** start **
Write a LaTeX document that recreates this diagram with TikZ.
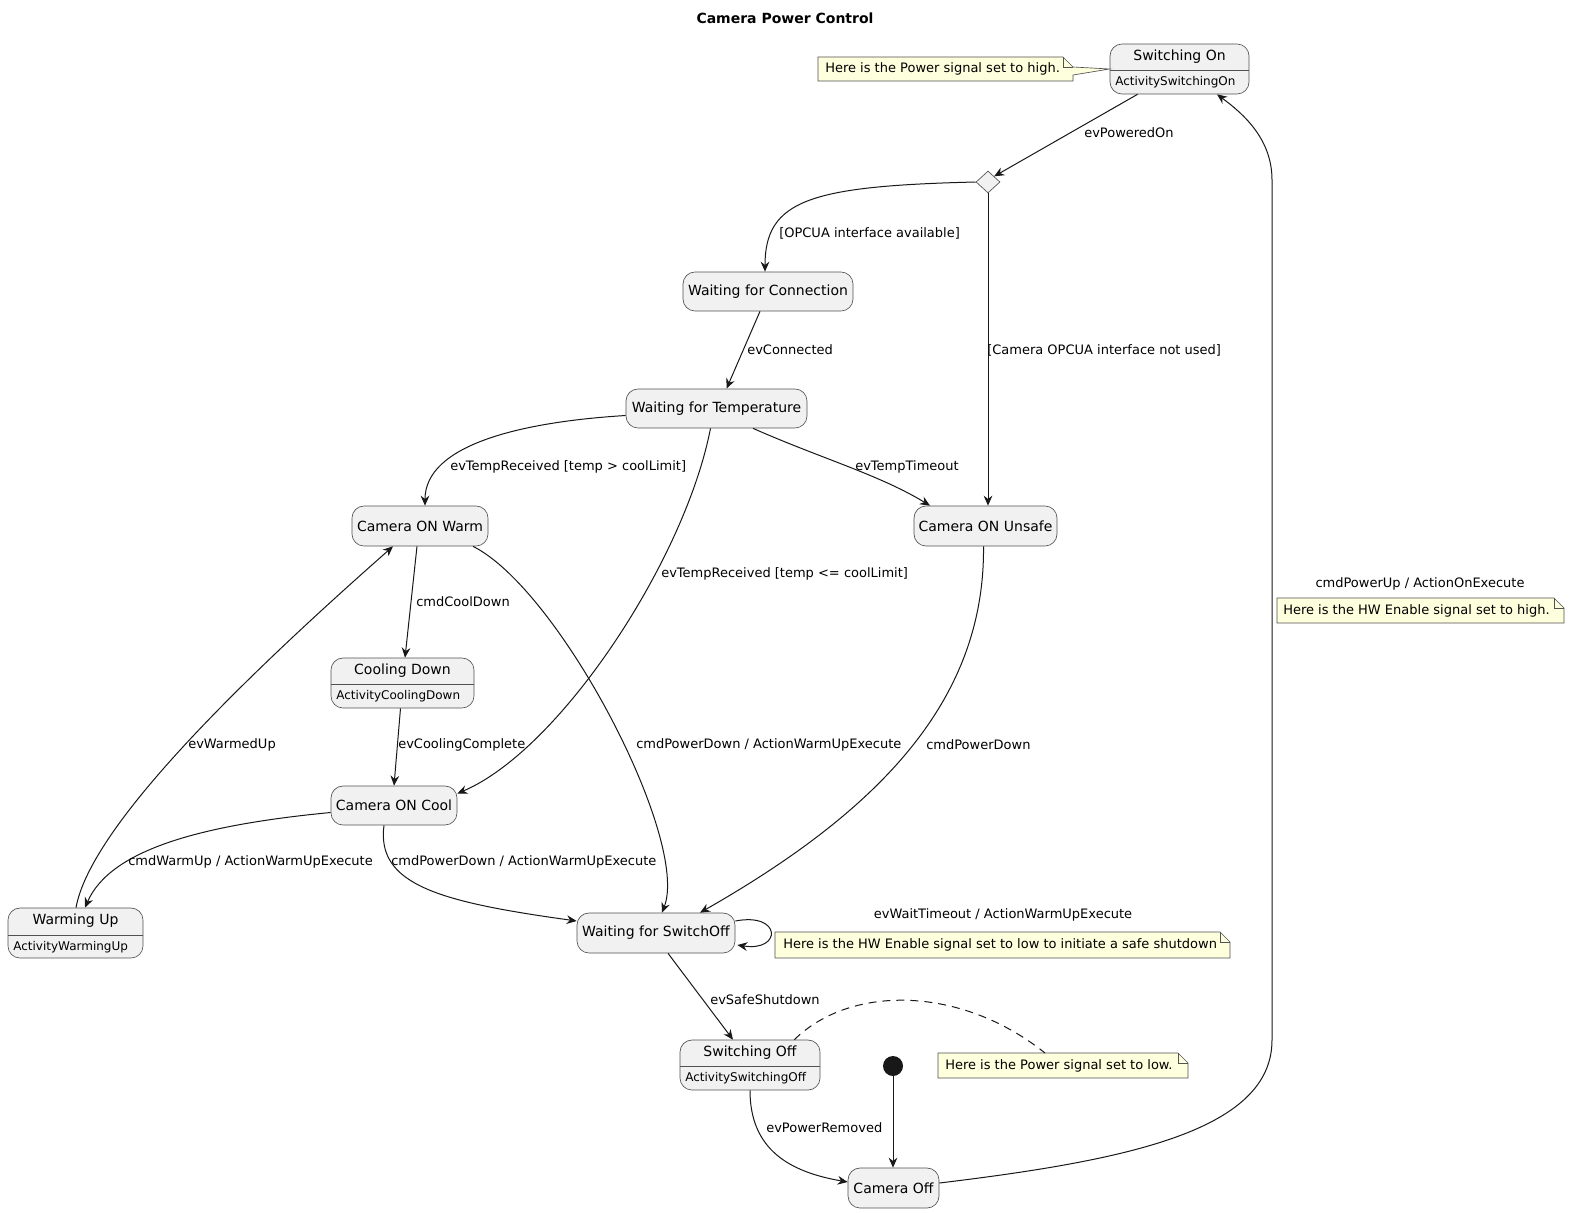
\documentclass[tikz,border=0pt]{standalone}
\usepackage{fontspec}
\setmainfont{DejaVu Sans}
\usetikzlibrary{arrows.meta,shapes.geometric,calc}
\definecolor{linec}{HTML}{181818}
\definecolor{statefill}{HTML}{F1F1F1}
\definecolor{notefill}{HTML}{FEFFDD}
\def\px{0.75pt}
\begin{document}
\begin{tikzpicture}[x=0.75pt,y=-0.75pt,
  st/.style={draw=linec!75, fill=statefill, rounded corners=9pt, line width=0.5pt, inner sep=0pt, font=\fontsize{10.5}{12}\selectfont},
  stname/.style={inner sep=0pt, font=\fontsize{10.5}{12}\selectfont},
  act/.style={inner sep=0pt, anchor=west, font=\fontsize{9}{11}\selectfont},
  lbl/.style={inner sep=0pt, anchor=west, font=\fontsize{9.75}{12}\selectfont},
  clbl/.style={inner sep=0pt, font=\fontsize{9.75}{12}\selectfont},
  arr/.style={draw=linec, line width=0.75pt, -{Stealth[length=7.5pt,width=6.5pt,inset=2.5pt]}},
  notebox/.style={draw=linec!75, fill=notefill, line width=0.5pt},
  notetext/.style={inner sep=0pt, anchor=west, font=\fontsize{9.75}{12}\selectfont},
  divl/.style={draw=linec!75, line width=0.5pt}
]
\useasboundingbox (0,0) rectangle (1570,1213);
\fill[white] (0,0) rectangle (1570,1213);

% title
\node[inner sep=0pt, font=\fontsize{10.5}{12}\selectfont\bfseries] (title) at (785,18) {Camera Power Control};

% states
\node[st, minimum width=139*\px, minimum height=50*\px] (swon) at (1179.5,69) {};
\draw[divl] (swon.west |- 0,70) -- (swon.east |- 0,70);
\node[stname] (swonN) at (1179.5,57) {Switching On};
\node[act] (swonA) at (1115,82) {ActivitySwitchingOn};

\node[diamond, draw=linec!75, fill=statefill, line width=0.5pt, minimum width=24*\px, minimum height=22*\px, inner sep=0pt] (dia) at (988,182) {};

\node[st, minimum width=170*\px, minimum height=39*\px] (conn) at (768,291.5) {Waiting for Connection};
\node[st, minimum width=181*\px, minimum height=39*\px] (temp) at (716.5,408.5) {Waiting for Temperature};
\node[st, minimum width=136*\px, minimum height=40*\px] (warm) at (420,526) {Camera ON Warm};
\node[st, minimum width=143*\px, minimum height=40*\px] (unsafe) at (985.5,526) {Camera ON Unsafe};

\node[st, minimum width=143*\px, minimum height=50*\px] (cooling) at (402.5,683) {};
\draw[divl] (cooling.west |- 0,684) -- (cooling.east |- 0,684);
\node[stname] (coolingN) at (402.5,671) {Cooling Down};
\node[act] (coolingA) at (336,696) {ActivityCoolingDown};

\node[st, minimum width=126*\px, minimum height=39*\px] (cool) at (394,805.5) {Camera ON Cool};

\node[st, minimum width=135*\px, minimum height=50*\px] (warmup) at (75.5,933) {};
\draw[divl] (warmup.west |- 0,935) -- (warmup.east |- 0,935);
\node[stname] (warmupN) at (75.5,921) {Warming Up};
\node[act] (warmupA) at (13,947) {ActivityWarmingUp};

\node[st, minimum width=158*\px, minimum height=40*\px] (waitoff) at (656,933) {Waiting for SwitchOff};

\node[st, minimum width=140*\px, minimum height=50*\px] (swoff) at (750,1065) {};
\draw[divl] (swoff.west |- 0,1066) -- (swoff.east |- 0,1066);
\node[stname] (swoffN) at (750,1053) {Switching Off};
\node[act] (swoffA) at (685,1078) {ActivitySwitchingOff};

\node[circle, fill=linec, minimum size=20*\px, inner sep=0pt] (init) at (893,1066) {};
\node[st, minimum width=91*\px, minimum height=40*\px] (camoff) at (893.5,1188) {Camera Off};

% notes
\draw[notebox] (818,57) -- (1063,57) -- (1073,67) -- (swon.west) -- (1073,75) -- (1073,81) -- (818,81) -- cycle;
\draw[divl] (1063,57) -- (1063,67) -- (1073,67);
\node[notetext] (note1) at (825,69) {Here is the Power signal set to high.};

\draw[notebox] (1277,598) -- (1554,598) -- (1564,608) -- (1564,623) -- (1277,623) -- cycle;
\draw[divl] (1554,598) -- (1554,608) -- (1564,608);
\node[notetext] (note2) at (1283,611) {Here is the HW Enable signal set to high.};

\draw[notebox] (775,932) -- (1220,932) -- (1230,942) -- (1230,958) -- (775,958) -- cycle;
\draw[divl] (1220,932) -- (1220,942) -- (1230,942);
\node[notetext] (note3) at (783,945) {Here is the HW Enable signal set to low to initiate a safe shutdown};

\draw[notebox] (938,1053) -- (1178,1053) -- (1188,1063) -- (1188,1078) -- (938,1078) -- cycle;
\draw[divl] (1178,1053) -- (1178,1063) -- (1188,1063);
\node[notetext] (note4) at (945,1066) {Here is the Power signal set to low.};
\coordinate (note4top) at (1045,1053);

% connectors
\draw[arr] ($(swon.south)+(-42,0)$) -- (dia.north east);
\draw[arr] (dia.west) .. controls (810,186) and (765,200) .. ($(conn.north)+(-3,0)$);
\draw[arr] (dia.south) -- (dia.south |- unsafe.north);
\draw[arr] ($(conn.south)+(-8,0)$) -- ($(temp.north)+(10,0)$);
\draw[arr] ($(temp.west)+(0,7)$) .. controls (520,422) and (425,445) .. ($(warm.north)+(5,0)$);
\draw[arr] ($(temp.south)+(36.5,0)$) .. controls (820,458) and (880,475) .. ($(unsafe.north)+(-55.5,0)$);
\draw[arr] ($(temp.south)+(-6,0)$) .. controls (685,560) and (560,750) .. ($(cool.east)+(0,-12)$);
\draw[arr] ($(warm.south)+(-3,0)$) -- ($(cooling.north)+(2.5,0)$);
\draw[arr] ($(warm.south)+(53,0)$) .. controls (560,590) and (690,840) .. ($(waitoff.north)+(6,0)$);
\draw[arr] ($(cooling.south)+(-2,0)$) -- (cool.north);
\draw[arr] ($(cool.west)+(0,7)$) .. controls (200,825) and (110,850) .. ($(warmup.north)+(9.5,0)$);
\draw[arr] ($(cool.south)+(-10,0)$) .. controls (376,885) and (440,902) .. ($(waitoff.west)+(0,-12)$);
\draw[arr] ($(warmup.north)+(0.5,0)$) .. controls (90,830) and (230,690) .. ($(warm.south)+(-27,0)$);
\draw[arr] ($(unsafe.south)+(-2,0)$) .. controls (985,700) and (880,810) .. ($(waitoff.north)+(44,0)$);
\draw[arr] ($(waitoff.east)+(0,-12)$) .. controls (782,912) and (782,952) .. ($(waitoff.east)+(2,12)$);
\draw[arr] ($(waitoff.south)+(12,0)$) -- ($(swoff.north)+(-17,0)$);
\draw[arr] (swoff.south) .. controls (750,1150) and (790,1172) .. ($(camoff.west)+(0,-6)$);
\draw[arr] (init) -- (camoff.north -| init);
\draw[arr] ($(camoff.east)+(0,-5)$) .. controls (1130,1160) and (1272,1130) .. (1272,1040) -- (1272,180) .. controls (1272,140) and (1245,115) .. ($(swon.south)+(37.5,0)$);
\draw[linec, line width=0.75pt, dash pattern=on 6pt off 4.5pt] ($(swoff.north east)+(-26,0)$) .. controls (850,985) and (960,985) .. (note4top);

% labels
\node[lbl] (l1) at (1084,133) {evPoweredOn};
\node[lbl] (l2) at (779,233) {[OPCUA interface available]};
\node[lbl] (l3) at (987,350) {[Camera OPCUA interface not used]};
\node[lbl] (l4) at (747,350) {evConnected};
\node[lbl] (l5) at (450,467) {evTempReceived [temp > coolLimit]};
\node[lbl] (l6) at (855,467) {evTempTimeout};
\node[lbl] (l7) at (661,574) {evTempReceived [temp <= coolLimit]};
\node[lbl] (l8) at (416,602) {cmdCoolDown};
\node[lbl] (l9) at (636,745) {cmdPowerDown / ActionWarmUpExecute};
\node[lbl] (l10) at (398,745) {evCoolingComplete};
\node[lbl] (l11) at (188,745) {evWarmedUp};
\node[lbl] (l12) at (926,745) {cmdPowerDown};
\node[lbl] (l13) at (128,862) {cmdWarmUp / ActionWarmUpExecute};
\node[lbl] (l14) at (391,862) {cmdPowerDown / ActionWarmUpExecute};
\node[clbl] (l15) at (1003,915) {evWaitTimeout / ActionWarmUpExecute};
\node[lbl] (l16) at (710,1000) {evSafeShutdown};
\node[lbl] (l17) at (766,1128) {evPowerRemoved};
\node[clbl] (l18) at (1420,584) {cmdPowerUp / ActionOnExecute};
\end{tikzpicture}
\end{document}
** end **
WRITTEN TASK: Up to and including the line with "(title) at (785,18)", copy the data above from its first line. Skip pictures.

WORKED ANSWER:
Write a LaTeX document that recreates this diagram with TikZ.
\documentclass[tikz,border=0pt]{standalone}
\usepackage{fontspec}
\setmainfont{DejaVu Sans}
\usetikzlibrary{arrows.meta,shapes.geometric,calc}
\definecolor{linec}{HTML}{181818}
\definecolor{statefill}{HTML}{F1F1F1}
\definecolor{notefill}{HTML}{FEFFDD}
\def\px{0.75pt}
\begin{document}
\begin{tikzpicture}[x=0.75pt,y=-0.75pt,
  st/.style={draw=linec!75, fill=statefill, rounded corners=9pt, line width=0.5pt, inner sep=0pt, font=\fontsize{10.5}{12}\selectfont},
  stname/.style={inner sep=0pt, font=\fontsize{10.5}{12}\selectfont},
  act/.style={inner sep=0pt, anchor=west, font=\fontsize{9}{11}\selectfont},
  lbl/.style={inner sep=0pt, anchor=west, font=\fontsize{9.75}{12}\selectfont},
  clbl/.style={inner sep=0pt, font=\fontsize{9.75}{12}\selectfont},
  arr/.style={draw=linec, line width=0.75pt, -{Stealth[length=7.5pt,width=6.5pt,inset=2.5pt]}},
  notebox/.style={draw=linec!75, fill=notefill, line width=0.5pt},
  notetext/.style={inner sep=0pt, anchor=west, font=\fontsize{9.75}{12}\selectfont},
  divl/.style={draw=linec!75, line width=0.5pt}
]
\useasboundingbox (0,0) rectangle (1570,1213);
\fill[white] (0,0) rectangle (1570,1213);

% title
\node[inner sep=0pt, font=\fontsize{10.5}{12}\selectfont\bfseries] (title) at (785,18) {Camera Power Control};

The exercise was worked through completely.